→ **DATA SHOWN**:
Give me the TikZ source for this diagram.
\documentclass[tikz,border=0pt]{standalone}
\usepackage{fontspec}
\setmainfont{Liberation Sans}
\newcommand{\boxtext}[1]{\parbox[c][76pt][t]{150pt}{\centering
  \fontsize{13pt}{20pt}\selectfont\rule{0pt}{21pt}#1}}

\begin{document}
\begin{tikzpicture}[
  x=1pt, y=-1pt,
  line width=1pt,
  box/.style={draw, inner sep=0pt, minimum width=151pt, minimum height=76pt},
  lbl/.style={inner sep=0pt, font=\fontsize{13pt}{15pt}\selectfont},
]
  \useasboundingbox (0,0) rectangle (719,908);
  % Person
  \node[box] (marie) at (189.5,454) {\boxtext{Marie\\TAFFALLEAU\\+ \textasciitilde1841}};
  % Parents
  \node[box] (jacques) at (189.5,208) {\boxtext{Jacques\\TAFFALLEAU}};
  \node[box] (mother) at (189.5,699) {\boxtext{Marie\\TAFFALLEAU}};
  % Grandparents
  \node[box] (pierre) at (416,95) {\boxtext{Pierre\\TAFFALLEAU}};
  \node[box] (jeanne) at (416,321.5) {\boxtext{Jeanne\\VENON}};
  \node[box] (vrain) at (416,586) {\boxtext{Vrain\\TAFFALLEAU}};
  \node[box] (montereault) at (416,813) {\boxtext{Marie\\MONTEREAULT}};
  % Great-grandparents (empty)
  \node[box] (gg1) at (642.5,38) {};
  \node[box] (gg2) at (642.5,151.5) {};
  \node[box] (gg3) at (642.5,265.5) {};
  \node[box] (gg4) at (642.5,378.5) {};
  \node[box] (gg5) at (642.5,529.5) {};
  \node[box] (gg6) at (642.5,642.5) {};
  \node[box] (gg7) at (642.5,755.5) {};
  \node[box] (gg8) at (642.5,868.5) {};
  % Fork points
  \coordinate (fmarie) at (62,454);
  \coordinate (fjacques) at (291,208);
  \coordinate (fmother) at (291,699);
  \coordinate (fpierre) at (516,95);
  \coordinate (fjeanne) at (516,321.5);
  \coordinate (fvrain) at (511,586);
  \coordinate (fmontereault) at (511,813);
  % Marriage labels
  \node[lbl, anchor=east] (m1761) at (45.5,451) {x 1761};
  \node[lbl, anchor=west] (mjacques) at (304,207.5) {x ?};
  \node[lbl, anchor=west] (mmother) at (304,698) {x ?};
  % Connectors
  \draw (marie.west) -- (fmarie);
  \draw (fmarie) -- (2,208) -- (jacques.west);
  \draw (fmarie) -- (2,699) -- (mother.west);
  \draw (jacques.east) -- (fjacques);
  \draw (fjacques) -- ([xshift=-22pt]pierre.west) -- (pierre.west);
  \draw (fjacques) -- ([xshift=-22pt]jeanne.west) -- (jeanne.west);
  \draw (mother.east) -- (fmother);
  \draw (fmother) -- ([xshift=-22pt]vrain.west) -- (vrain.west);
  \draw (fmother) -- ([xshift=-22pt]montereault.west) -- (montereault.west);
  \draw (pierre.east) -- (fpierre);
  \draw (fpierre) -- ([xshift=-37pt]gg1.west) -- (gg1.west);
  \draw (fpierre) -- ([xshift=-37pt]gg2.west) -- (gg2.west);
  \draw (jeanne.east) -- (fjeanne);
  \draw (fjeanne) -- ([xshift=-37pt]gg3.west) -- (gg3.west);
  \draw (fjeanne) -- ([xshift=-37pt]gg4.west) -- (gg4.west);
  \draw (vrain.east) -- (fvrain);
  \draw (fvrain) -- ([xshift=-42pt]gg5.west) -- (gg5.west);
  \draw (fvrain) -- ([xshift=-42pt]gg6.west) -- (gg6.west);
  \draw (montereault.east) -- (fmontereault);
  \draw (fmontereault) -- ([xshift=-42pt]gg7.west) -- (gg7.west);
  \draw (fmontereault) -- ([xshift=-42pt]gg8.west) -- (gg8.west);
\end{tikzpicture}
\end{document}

→ **WHAT YOU SHOULD DO**: Copy each line of the data above without altering a single character.

→ **PROBLEM SOLUTION**:
Give me the TikZ source for this diagram.
\documentclass[tikz,border=0pt]{standalone}
\usepackage{fontspec}
\setmainfont{Liberation Sans}
\newcommand{\boxtext}[1]{\parbox[c][76pt][t]{150pt}{\centering
  \fontsize{13pt}{20pt}\selectfont\rule{0pt}{21pt}#1}}

\begin{document}
\begin{tikzpicture}[
  x=1pt, y=-1pt,
  line width=1pt,
  box/.style={draw, inner sep=0pt, minimum width=151pt, minimum height=76pt},
  lbl/.style={inner sep=0pt, font=\fontsize{13pt}{15pt}\selectfont},
]
  \useasboundingbox (0,0) rectangle (719,908);
  % Person
  \node[box] (marie) at (189.5,454) {\boxtext{Marie\\TAFFALLEAU\\+ \textasciitilde1841}};
  % Parents
  \node[box] (jacques) at (189.5,208) {\boxtext{Jacques\\TAFFALLEAU}};
  \node[box] (mother) at (189.5,699) {\boxtext{Marie\\TAFFALLEAU}};
  % Grandparents
  \node[box] (pierre) at (416,95) {\boxtext{Pierre\\TAFFALLEAU}};
  \node[box] (jeanne) at (416,321.5) {\boxtext{Jeanne\\VENON}};
  \node[box] (vrain) at (416,586) {\boxtext{Vrain\\TAFFALLEAU}};
  \node[box] (montereault) at (416,813) {\boxtext{Marie\\MONTEREAULT}};
  % Great-grandparents (empty)
  \node[box] (gg1) at (642.5,38) {};
  \node[box] (gg2) at (642.5,151.5) {};
  \node[box] (gg3) at (642.5,265.5) {};
  \node[box] (gg4) at (642.5,378.5) {};
  \node[box] (gg5) at (642.5,529.5) {};
  \node[box] (gg6) at (642.5,642.5) {};
  \node[box] (gg7) at (642.5,755.5) {};
  \node[box] (gg8) at (642.5,868.5) {};
  % Fork points
  \coordinate (fmarie) at (62,454);
  \coordinate (fjacques) at (291,208);
  \coordinate (fmother) at (291,699);
  \coordinate (fpierre) at (516,95);
  \coordinate (fjeanne) at (516,321.5);
  \coordinate (fvrain) at (511,586);
  \coordinate (fmontereault) at (511,813);
  % Marriage labels
  \node[lbl, anchor=east] (m1761) at (45.5,451) {x 1761};
  \node[lbl, anchor=west] (mjacques) at (304,207.5) {x ?};
  \node[lbl, anchor=west] (mmother) at (304,698) {x ?};
  % Connectors
  \draw (marie.west) -- (fmarie);
  \draw (fmarie) -- (2,208) -- (jacques.west);
  \draw (fmarie) -- (2,699) -- (mother.west);
  \draw (jacques.east) -- (fjacques);
  \draw (fjacques) -- ([xshift=-22pt]pierre.west) -- (pierre.west);
  \draw (fjacques) -- ([xshift=-22pt]jeanne.west) -- (jeanne.west);
  \draw (mother.east) -- (fmother);
  \draw (fmother) -- ([xshift=-22pt]vrain.west) -- (vrain.west);
  \draw (fmother) -- ([xshift=-22pt]montereault.west) -- (montereault.west);
  \draw (pierre.east) -- (fpierre);
  \draw (fpierre) -- ([xshift=-37pt]gg1.west) -- (gg1.west);
  \draw (fpierre) -- ([xshift=-37pt]gg2.west) -- (gg2.west);
  \draw (jeanne.east) -- (fjeanne);
  \draw (fjeanne) -- ([xshift=-37pt]gg3.west) -- (gg3.west);
  \draw (fjeanne) -- ([xshift=-37pt]gg4.west) -- (gg4.west);
  \draw (vrain.east) -- (fvrain);
  \draw (fvrain) -- ([xshift=-42pt]gg5.west) -- (gg5.west);
  \draw (fvrain) -- ([xshift=-42pt]gg6.west) -- (gg6.west);
  \draw (montereault.east) -- (fmontereault);
  \draw (fmontereault) -- ([xshift=-42pt]gg7.west) -- (gg7.west);
  \draw (fmontereault) -- ([xshift=-42pt]gg8.west) -- (gg8.west);
\end{tikzpicture}
\end{document}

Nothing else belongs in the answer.